◆ Given problem:
State only how many lines below include the string "chart".

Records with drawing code

▶

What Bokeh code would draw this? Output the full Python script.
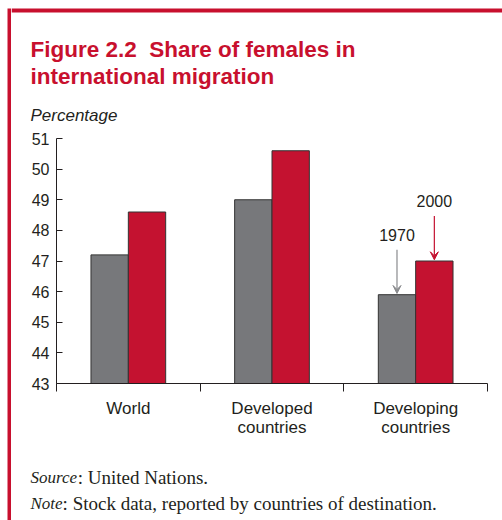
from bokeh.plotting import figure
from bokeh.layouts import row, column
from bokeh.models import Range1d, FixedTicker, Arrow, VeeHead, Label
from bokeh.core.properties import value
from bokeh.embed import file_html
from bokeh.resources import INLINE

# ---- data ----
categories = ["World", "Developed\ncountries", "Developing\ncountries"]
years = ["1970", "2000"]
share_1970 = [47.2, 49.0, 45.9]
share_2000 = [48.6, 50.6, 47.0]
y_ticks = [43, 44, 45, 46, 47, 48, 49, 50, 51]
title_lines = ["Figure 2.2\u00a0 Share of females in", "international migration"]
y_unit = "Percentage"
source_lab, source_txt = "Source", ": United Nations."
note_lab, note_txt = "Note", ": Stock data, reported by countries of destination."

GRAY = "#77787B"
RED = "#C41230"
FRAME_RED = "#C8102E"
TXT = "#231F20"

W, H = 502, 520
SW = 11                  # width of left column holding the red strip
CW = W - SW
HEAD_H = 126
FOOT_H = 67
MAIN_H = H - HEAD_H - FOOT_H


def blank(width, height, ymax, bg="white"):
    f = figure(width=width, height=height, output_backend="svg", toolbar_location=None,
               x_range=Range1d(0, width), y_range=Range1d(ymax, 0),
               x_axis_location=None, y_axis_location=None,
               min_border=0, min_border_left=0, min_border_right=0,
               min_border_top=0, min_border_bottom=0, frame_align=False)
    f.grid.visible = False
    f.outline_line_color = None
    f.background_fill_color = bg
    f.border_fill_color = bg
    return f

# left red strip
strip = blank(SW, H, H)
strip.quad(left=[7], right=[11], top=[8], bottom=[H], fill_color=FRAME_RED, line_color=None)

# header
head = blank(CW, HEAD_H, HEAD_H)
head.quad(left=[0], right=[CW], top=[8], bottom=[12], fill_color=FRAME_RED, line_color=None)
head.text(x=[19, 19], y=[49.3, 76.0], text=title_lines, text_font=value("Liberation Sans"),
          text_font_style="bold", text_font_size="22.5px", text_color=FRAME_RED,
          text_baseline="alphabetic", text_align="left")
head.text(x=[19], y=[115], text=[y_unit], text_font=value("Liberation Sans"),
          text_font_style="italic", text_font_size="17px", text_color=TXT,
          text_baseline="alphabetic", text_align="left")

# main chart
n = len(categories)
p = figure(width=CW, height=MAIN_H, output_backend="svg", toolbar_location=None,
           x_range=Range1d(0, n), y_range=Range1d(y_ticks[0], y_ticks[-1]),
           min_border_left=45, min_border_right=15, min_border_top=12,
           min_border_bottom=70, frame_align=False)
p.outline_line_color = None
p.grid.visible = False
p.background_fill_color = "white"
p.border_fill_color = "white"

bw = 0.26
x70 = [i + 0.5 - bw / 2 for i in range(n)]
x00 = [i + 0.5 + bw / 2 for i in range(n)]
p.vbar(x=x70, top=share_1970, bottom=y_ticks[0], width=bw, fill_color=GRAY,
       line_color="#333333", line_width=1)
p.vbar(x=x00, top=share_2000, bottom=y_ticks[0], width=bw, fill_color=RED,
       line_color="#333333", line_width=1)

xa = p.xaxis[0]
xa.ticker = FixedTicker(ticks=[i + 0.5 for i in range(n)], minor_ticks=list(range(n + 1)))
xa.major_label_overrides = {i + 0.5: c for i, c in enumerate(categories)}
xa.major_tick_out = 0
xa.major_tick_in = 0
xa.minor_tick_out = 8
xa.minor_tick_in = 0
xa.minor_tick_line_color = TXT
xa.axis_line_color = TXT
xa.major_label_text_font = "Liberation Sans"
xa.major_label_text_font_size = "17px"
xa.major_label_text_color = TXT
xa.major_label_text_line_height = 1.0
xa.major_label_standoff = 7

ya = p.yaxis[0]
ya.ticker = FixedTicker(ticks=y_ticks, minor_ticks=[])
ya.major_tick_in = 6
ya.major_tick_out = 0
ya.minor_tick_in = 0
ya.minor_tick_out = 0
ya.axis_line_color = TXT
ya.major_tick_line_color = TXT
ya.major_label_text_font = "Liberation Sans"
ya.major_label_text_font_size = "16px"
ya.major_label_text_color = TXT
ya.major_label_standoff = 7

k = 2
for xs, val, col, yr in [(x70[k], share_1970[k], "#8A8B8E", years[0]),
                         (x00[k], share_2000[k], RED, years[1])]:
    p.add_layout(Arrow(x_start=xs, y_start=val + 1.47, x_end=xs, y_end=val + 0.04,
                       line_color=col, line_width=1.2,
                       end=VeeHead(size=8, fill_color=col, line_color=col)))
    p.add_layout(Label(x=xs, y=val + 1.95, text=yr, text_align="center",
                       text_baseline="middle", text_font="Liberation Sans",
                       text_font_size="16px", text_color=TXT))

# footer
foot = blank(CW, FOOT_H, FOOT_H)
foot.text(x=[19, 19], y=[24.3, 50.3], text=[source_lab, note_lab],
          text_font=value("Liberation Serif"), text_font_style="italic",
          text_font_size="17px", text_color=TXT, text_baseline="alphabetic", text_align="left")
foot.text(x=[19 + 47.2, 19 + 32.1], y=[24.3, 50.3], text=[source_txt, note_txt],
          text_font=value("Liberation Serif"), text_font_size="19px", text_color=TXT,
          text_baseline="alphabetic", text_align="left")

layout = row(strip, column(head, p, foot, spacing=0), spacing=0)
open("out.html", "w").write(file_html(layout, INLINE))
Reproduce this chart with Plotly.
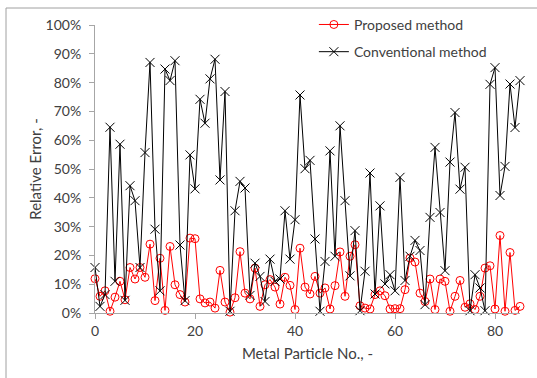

◀

◆ Correct output:
2